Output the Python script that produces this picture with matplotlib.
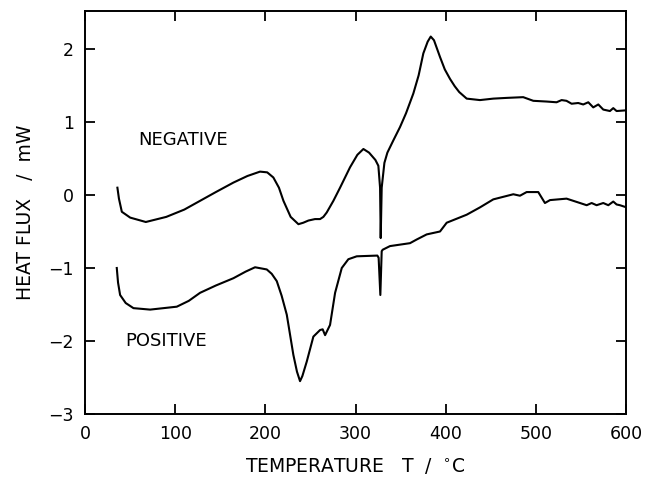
import matplotlib
matplotlib.use("Agg")
import matplotlib.pyplot as plt

# Negative curve (temperature in degC, heat flux in mW)
neg_T = [35.8, 37.5, 40.7, 50, 67.3, 90, 110, 127.5, 145, 164.5, 180, 194, 202, 208.8,
         215, 220, 228, 236.6, 242, 247.7, 255, 260.6, 264.3, 268, 275.4, 282.8, 293.9,
         302, 308.7, 315, 322, 325.3, 327.2, 327.9, 329.0, 332.0, 335.3, 342, 349.3,
         356, 364.1, 370, 375.2, 380, 383.4, 387, 393.7, 399, 404.8, 410, 415, 423.3,
         438, 452.8, 467.6, 486, 497.2, 512, 523, 528.6, 534, 539.7, 547, 552.6, 558.2,
         563.7, 569.3, 574.8, 582.2, 585.9, 589.6, 600.7]
neg_Q = [0.10, -0.05, -0.23, -0.31, -0.37, -0.30, -0.20, -0.08, 0.04, 0.17, 0.26, 0.32,
         0.31, 0.24, 0.10, -0.08, -0.30, -0.40, -0.38, -0.35, -0.33, -0.33, -0.30, -0.24,
         -0.08, 0.10, 0.38, 0.55, 0.63, 0.58, 0.48, 0.40, 0.10, -0.59, 0.10, 0.44, 0.58,
         0.75, 0.93, 1.12, 1.39, 1.64, 1.94, 2.10, 2.17, 2.12, 1.89, 1.72, 1.59, 1.49,
         1.41, 1.32, 1.30, 1.32, 1.33, 1.34, 1.29, 1.28, 1.27, 1.30, 1.29, 1.25, 1.26,
         1.24, 1.27, 1.20, 1.24, 1.17, 1.15, 1.19, 1.15, 1.16]

# Positive curve
pos_T = [35.1, 36.5, 38.8, 45, 53.6, 72.1, 101.7, 115, 127.5, 145, 164.5, 178, 188.5,
         201.5, 207, 212.6, 218, 223.7, 231, 235, 238.4, 241, 245.9, 253.2, 260.6, 263.5,
         266.2, 271.7, 277.3, 284.7, 292, 301.3, 324.2, 325.6, 327.5, 329.0, 330.1, 338.2,
         360.4, 367.8, 378.9, 393.7, 401.1, 423.3, 438, 452.8, 475, 482.4, 489.8, 502.7,
         510.1, 515.7, 534.1, 549, 556.4, 561.9, 567.4, 574.8, 580.4, 585.9, 589.6, 593.3,
         600.7]
pos_Q = [-1.0, -1.2, -1.37, -1.48, -1.55, -1.57, -1.53, -1.45, -1.34, -1.24, -1.14, -1.05,
         -0.99, -1.02, -1.08, -1.18, -1.38, -1.64, -2.19, -2.42, -2.55, -2.48, -2.28, -1.94,
         -1.85, -1.84, -1.92, -1.78, -1.34, -1.0, -0.88, -0.84, -0.83, -0.86, -1.37, -0.77,
         -0.75, -0.70, -0.66, -0.61, -0.54, -0.50, -0.38, -0.27, -0.17, -0.06, 0.01, -0.01,
         0.04, 0.04, -0.11, -0.07, -0.05, -0.11, -0.14, -0.11, -0.14, -0.11, -0.14, -0.09,
         -0.13, -0.14, -0.17]

x_ticks = [0, 100, 200, 300, 400, 500, 600]
y_ticks = [-3, -2, -1, 0, 1, 2]
y_ticklabels = ["\u22123", "\u22122", "\u22121", "0", "1", "2"]

fig = plt.figure(figsize=(6.45, 4.79), dpi=100)
ax = fig.add_axes([0.132, 0.1357, 0.8385, 0.8413])

ax.plot(neg_T, neg_Q, color="black", lw=1.5)
ax.plot(pos_T, pos_Q, color="black", lw=1.5)

ax.set_xlim(0, 600)
ax.set_ylim(-3, 2.52)
ax.set_xticks(x_ticks)
ax.set_yticks(y_ticks)
ax.set_yticklabels(y_ticklabels)

for s in ax.spines.values():
    s.set_linewidth(1.4)

ax.tick_params(direction="in", length=7, width=1.3, top=True, right=True,
               labelsize=12.5)
ax.tick_params(axis="x", pad=8)
ax.tick_params(axis="y", pad=8)

ax.text(58.8, 0.76, "NEGATIVE", fontsize=13, va="center", ha="left")
ax.text(44.4, -2.0, "POSITIVE", fontsize=13, va="center", ha="left")

ax.set_xlabel("TEMPERATURE   T  /  $^{\\circ}$C", fontsize=13.5, labelpad=9)
ax.set_ylabel("HEAT FLUX   /  mW", fontsize=13.5, labelpad=10)

fig.savefig("out.png", dpi=100, facecolor="white")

_ _ _ _

=== Given problem ===
Using the data above, print every line exactly, omitting pictures.

=== Reply ===
Output the Python script that produces this picture with matplotlib.
import matplotlib
matplotlib.use("Agg")
import matplotlib.pyplot as plt

# Negative curve (temperature in degC, heat flux in mW)
neg_T = [35.8, 37.5, 40.7, 50, 67.3, 90, 110, 127.5, 145, 164.5, 180, 194, 202, 208.8,
         215, 220, 228, 236.6, 242, 247.7, 255, 260.6, 264.3, 268, 275.4, 282.8, 293.9,
         302, 308.7, 315, 322, 325.3, 327.2, 327.9, 329.0, 332.0, 335.3, 342, 349.3,
         356, 364.1, 370, 375.2, 380, 383.4, 387, 393.7, 399, 404.8, 410, 415, 423.3,
         438, 452.8, 467.6, 486, 497.2, 512, 523, 528.6, 534, 539.7, 547, 552.6, 558.2,
         563.7, 569.3, 574.8, 582.2, 585.9, 589.6, 600.7]
neg_Q = [0.10, -0.05, -0.23, -0.31, -0.37, -0.30, -0.20, -0.08, 0.04, 0.17, 0.26, 0.32,
         0.31, 0.24, 0.10, -0.08, -0.30, -0.40, -0.38, -0.35, -0.33, -0.33, -0.30, -0.24,
         -0.08, 0.10, 0.38, 0.55, 0.63, 0.58, 0.48, 0.40, 0.10, -0.59, 0.10, 0.44, 0.58,
         0.75, 0.93, 1.12, 1.39, 1.64, 1.94, 2.10, 2.17, 2.12, 1.89, 1.72, 1.59, 1.49,
         1.41, 1.32, 1.30, 1.32, 1.33, 1.34, 1.29, 1.28, 1.27, 1.30, 1.29, 1.25, 1.26,
         1.24, 1.27, 1.20, 1.24, 1.17, 1.15, 1.19, 1.15, 1.16]

# Positive curve
pos_T = [35.1, 36.5, 38.8, 45, 53.6, 72.1, 101.7, 115, 127.5, 145, 164.5, 178, 188.5,
         201.5, 207, 212.6, 218, 223.7, 231, 235, 238.4, 241, 245.9, 253.2, 260.6, 263.5,
         266.2, 271.7, 277.3, 284.7, 292, 301.3, 324.2, 325.6, 327.5, 329.0, 330.1, 338.2,
         360.4, 367.8, 378.9, 393.7, 401.1, 423.3, 438, 452.8, 475, 482.4, 489.8, 502.7,
         510.1, 515.7, 534.1, 549, 556.4, 561.9, 567.4, 574.8, 580.4, 585.9, 589.6, 593.3,
         600.7]
pos_Q = [-1.0, -1.2, -1.37, -1.48, -1.55, -1.57, -1.53, -1.45, -1.34, -1.24, -1.14, -1.05,
         -0.99, -1.02, -1.08, -1.18, -1.38, -1.64, -2.19, -2.42, -2.55, -2.48, -2.28, -1.94,
         -1.85, -1.84, -1.92, -1.78, -1.34, -1.0, -0.88, -0.84, -0.83, -0.86, -1.37, -0.77,
         -0.75, -0.70, -0.66, -0.61, -0.54, -0.50, -0.38, -0.27, -0.17, -0.06, 0.01, -0.01,
         0.04, 0.04, -0.11, -0.07, -0.05, -0.11, -0.14, -0.11, -0.14, -0.11, -0.14, -0.09,
         -0.13, -0.14, -0.17]

x_ticks = [0, 100, 200, 300, 400, 500, 600]
y_ticks = [-3, -2, -1, 0, 1, 2]
y_ticklabels = ["\u22123", "\u22122", "\u22121", "0", "1", "2"]

fig = plt.figure(figsize=(6.45, 4.79), dpi=100)
ax = fig.add_axes([0.132, 0.1357, 0.8385, 0.8413])

ax.plot(neg_T, neg_Q, color="black", lw=1.5)
ax.plot(pos_T, pos_Q, color="black", lw=1.5)

ax.set_xlim(0, 600)
ax.set_ylim(-3, 2.52)
ax.set_xticks(x_ticks)
ax.set_yticks(y_ticks)
ax.set_yticklabels(y_ticklabels)

for s in ax.spines.values():
    s.set_linewidth(1.4)

ax.tick_params(direction="in", length=7, width=1.3, top=True, right=True,
               labelsize=12.5)
ax.tick_params(axis="x", pad=8)
ax.tick_params(axis="y", pad=8)

ax.text(58.8, 0.76, "NEGATIVE", fontsize=13, va="center", ha="left")
ax.text(44.4, -2.0, "POSITIVE", fontsize=13, va="center", ha="left")

ax.set_xlabel("TEMPERATURE   T  /  $^{\\circ}$C", fontsize=13.5, labelpad=9)
ax.set_ylabel("HEAT FLUX   /  mW", fontsize=13.5, labelpad=10)

fig.savefig("out.png", dpi=100, facecolor="white")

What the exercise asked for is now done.